"""
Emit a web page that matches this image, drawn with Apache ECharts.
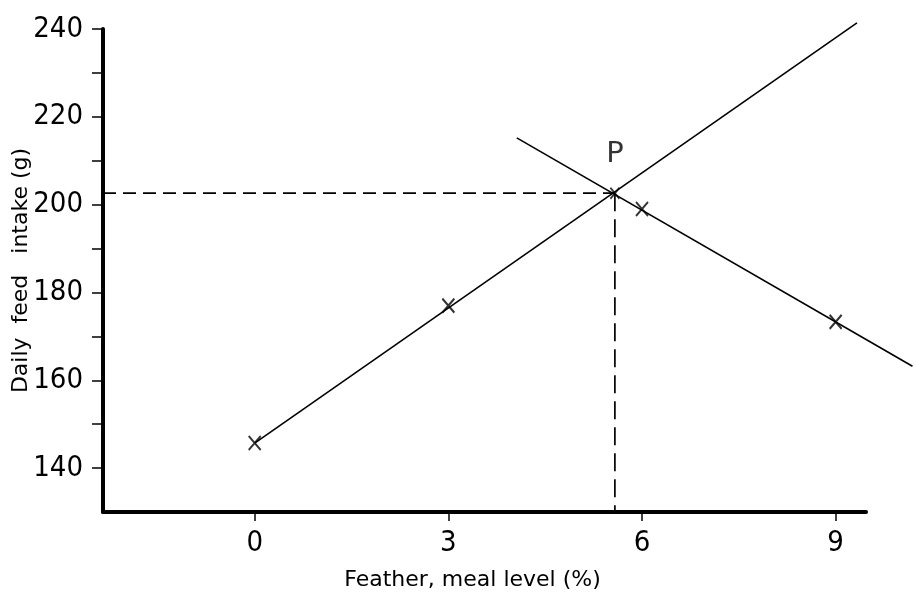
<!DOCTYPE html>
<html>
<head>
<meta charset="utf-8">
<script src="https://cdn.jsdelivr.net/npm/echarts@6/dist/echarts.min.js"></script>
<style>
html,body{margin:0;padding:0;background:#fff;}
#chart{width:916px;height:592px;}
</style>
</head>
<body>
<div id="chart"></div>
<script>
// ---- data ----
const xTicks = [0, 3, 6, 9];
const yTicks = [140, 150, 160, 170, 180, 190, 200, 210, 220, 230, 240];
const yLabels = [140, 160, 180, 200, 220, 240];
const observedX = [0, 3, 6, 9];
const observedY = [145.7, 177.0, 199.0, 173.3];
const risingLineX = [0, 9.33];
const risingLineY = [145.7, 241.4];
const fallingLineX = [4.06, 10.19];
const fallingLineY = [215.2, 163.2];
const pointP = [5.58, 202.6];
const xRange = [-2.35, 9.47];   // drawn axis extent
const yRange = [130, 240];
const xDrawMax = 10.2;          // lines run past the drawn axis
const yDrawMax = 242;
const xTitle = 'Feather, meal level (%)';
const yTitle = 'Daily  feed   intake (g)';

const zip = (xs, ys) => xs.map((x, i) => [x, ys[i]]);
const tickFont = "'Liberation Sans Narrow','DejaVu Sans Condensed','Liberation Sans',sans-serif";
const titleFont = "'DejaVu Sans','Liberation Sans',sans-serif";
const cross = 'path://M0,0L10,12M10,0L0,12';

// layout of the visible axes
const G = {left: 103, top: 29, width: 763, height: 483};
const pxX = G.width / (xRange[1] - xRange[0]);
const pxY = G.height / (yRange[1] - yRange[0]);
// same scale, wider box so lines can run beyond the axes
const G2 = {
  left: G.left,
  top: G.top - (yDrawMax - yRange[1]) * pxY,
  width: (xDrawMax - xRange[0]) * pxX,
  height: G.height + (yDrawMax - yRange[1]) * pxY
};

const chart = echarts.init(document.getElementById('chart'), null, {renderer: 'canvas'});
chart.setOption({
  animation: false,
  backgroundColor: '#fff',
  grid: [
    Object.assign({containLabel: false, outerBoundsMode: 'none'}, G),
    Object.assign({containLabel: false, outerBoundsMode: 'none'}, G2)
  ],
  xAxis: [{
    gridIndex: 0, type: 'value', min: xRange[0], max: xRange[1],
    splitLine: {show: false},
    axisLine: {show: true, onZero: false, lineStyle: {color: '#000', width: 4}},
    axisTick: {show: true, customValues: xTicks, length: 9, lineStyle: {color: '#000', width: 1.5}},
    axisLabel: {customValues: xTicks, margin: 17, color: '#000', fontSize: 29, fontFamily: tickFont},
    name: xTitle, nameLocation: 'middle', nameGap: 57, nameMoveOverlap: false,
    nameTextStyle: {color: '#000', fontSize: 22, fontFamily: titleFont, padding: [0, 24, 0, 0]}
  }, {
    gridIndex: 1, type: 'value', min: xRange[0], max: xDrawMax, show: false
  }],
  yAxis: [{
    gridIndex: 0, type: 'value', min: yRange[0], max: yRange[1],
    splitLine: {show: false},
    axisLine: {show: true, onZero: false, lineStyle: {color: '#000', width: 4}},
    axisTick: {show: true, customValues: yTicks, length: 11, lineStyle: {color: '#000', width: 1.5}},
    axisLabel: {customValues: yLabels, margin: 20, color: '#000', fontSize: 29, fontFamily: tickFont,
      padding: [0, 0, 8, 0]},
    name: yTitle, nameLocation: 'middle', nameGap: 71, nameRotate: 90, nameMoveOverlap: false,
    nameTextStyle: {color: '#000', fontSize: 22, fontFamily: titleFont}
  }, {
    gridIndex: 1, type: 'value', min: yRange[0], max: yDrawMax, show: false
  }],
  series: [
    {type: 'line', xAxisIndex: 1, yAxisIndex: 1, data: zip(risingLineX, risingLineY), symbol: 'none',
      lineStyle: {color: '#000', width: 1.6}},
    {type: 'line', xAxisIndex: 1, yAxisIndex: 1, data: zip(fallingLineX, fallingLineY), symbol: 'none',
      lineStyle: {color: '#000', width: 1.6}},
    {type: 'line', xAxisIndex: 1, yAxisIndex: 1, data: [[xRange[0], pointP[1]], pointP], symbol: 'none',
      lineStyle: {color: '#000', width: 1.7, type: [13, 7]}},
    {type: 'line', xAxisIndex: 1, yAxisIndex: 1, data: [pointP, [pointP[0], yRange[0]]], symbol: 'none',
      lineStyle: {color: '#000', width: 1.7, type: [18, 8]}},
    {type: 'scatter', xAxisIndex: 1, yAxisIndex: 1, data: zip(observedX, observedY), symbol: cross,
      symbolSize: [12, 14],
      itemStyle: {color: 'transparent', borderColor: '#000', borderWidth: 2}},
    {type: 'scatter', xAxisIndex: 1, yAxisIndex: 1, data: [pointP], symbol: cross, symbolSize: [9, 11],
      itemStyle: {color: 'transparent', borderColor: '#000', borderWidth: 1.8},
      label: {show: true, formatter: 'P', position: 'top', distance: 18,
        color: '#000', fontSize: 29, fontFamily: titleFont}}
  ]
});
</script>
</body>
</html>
"""
"""
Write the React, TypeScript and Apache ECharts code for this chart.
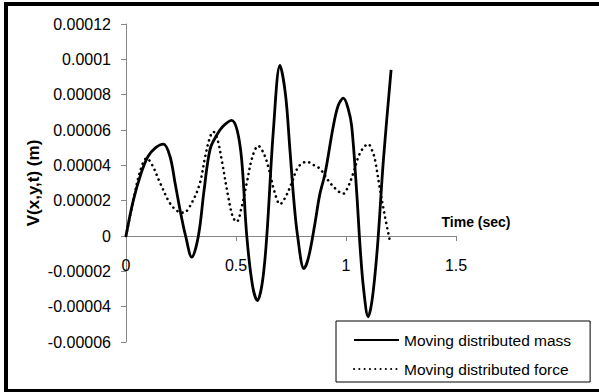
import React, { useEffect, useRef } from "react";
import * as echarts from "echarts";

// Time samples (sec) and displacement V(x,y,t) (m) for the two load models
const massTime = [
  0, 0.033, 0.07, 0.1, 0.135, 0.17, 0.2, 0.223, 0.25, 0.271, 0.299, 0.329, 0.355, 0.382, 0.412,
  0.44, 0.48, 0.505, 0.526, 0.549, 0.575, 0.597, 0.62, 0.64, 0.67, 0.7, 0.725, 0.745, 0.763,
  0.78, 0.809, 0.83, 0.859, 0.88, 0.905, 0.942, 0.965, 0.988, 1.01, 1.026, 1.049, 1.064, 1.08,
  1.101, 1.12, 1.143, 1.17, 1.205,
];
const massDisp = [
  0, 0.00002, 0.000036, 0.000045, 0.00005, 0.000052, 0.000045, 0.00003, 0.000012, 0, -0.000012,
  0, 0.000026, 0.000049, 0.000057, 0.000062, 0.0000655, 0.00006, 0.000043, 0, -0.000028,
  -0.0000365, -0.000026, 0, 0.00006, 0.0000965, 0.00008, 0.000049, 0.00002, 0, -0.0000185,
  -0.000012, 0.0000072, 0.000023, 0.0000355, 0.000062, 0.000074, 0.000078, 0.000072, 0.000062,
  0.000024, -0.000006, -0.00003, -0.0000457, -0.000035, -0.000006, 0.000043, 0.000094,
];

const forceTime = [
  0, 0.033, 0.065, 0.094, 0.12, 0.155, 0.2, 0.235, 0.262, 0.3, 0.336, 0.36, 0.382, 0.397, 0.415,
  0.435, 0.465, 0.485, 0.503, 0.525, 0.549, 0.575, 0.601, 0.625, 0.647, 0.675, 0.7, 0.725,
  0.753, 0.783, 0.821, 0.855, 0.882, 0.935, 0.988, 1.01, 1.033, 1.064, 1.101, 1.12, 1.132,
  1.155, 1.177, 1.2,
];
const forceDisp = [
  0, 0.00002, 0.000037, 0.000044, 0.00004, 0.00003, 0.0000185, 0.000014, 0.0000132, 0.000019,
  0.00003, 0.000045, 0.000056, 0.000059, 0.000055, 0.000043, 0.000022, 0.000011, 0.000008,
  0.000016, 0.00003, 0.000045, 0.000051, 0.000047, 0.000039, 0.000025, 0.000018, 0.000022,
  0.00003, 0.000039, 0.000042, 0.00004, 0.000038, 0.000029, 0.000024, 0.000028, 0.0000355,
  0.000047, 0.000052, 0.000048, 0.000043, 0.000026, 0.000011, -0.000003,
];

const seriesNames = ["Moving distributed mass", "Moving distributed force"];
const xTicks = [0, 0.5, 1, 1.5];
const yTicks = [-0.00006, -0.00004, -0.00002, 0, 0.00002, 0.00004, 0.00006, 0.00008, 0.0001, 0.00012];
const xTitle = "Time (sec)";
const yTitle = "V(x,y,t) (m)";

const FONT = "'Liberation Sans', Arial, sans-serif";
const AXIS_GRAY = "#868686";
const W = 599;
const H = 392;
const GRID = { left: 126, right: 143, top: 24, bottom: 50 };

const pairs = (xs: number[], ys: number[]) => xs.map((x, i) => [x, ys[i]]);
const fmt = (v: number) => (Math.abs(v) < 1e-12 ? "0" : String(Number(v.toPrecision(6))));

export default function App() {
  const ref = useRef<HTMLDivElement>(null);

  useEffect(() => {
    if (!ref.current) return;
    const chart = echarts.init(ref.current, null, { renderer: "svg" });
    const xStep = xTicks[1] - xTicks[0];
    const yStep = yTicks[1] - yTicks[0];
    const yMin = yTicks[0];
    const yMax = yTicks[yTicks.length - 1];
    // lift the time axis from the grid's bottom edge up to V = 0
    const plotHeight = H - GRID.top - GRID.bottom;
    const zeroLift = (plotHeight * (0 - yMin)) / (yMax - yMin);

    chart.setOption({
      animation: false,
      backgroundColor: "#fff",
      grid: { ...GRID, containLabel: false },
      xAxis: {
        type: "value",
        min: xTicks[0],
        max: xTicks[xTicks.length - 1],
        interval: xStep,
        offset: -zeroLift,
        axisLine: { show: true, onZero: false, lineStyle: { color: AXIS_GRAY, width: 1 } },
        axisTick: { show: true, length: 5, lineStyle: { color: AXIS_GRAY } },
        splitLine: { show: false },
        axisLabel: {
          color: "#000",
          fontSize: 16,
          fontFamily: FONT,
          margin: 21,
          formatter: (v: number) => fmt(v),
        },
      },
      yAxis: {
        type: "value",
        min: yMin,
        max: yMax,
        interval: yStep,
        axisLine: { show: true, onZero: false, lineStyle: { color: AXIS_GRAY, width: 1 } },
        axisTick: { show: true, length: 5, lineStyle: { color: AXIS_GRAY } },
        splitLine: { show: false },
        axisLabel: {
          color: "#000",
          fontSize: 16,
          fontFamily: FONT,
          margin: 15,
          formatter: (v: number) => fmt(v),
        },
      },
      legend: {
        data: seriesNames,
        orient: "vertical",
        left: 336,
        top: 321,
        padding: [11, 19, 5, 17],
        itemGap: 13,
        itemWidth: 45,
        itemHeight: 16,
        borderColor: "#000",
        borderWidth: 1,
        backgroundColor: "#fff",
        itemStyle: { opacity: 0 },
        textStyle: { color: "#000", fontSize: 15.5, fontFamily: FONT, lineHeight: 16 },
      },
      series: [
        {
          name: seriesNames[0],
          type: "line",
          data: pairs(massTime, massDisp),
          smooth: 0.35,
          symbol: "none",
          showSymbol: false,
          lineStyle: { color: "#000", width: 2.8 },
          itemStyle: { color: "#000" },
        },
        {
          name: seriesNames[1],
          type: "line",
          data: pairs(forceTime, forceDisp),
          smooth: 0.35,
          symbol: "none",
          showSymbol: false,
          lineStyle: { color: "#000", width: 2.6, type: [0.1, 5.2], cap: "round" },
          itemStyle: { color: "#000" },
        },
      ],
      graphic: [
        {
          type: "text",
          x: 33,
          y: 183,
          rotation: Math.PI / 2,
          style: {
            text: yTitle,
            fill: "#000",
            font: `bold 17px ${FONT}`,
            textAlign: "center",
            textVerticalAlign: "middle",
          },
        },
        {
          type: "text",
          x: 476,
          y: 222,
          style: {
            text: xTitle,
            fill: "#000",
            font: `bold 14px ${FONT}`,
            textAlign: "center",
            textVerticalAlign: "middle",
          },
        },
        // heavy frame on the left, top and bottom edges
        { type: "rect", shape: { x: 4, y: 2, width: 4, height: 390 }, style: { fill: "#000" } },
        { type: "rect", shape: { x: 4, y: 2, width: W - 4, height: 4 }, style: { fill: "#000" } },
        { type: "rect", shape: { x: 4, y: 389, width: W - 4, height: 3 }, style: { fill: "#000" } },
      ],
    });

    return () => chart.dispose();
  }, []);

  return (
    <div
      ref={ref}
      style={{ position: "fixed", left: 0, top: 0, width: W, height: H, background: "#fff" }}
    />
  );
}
"""
"""
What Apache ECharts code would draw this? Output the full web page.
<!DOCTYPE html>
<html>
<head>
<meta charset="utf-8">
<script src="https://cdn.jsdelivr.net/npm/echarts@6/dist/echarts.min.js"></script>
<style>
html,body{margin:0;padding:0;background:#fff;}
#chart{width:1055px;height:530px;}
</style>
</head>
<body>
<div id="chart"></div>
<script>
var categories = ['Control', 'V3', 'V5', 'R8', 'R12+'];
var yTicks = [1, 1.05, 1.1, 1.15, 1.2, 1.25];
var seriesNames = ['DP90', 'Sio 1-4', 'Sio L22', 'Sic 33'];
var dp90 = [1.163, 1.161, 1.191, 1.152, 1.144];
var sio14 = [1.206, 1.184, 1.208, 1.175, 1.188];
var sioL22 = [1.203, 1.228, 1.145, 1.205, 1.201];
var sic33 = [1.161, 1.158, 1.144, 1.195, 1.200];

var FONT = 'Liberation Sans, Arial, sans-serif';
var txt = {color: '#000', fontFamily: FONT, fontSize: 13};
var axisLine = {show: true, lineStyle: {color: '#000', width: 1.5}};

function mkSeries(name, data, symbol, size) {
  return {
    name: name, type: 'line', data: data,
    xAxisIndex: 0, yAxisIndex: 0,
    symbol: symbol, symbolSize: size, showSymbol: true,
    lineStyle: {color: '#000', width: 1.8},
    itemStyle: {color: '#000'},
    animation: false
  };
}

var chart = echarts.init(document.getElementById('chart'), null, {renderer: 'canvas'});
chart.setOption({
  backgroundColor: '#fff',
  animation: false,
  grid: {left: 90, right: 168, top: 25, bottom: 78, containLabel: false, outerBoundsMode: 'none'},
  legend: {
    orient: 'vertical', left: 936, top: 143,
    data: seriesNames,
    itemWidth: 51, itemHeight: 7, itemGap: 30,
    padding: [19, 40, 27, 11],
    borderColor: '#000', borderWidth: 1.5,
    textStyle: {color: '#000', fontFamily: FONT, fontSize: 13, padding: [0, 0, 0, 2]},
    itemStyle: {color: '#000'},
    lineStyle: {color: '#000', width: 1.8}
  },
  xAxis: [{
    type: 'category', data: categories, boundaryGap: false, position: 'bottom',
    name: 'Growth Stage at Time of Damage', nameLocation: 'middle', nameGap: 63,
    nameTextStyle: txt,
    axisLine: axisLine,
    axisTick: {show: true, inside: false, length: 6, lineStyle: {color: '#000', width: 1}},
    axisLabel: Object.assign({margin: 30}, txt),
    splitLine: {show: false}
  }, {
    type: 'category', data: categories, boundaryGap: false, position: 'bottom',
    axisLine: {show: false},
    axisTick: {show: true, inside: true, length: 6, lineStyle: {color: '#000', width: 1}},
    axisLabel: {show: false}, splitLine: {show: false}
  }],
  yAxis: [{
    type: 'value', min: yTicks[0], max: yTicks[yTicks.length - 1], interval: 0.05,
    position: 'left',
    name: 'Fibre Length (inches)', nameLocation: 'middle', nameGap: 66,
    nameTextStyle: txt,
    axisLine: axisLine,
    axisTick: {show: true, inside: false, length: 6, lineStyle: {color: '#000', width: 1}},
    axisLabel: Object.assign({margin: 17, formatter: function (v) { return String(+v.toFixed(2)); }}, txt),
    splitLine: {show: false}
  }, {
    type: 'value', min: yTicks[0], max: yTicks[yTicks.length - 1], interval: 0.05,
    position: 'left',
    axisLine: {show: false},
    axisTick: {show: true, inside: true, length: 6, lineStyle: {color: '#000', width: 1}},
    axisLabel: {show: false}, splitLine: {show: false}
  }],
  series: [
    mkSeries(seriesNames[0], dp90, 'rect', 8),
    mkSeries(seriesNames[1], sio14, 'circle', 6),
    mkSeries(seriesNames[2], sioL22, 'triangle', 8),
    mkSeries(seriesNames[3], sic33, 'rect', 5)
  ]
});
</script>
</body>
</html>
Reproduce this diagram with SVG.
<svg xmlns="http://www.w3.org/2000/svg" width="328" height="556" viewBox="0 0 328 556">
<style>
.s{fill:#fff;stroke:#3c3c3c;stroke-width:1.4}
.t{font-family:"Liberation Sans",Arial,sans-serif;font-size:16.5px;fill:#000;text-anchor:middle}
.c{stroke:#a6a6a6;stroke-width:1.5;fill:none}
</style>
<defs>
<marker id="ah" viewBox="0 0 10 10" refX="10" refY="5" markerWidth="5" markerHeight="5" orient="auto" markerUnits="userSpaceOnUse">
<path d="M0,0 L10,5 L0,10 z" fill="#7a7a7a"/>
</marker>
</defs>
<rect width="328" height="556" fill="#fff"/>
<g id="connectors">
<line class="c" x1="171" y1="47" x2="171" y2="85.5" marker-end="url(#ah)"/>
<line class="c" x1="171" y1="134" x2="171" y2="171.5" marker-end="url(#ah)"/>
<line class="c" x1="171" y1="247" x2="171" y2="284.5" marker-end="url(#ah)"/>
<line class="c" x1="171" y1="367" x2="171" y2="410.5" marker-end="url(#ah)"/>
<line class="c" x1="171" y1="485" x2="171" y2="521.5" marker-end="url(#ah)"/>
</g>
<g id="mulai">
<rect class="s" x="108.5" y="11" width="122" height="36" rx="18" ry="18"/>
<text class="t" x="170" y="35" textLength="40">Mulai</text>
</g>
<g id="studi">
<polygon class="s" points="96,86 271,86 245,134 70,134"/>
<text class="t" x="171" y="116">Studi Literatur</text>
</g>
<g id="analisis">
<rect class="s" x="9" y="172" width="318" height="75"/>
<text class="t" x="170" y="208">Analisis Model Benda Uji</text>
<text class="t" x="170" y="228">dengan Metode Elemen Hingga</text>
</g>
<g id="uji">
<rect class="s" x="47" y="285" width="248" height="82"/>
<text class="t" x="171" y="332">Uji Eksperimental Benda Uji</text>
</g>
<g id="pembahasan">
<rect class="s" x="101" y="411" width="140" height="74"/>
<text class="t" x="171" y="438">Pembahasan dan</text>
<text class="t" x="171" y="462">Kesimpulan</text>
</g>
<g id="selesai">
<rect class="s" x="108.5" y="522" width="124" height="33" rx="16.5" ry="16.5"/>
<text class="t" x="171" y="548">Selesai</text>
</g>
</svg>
"""
### Problem to work on
Filter the data for the string "page" and copy every line that has it.

### Complete output
Emit a web page that matches this image, drawn with Apache ECharts.
What Apache ECharts code would draw this? Output the full web page.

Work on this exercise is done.